As haute cuisine has thoroughly pervaded our culture, our food is getting fancier and fancier.  The only thing that's not getting fancy is the way we dress to go eat fancy food.  I say this because I once spent $300 on a dinner eaten next to a man at a table in a hoodie (and not a "fashionable" one—the kind with WRITING on the front), jeans, and sandals. That's besides the point, though.

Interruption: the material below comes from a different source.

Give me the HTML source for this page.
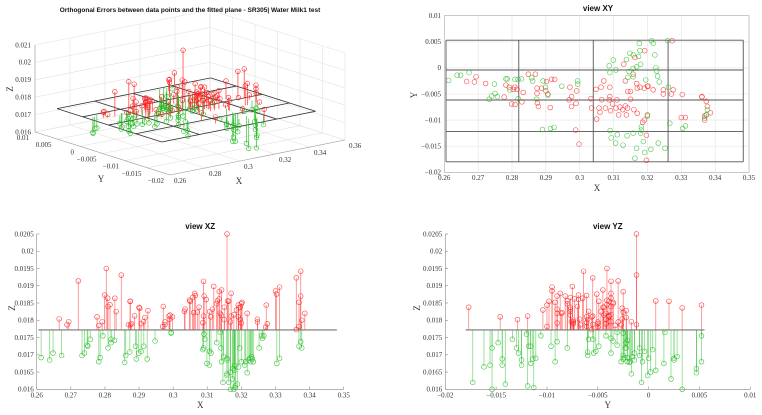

Food is getting fancy—and it's not just your typical fancy food that's getting all hoity toity.  It's regular food.  In NYC, you can pay $90 for a burger.  One burger.  With fries.  We're all insane

So, it's only a natural progression that the humblest of foods—the hot dog—is getting all trussed up.  The appropriately-named Haute Dogs ($13, Amazon) doles out over 100 recipes on how to make your hot dog more complicated than your usual configuration of mustard and nothing else as you're scarfing it down on a random street corner before you head to the bar.  It'll be a great gift for that asshole foodie friend of yours who insists on messing with the classics, insisting that your mac and cheese will taste GREAT with peas in it or some bullshit.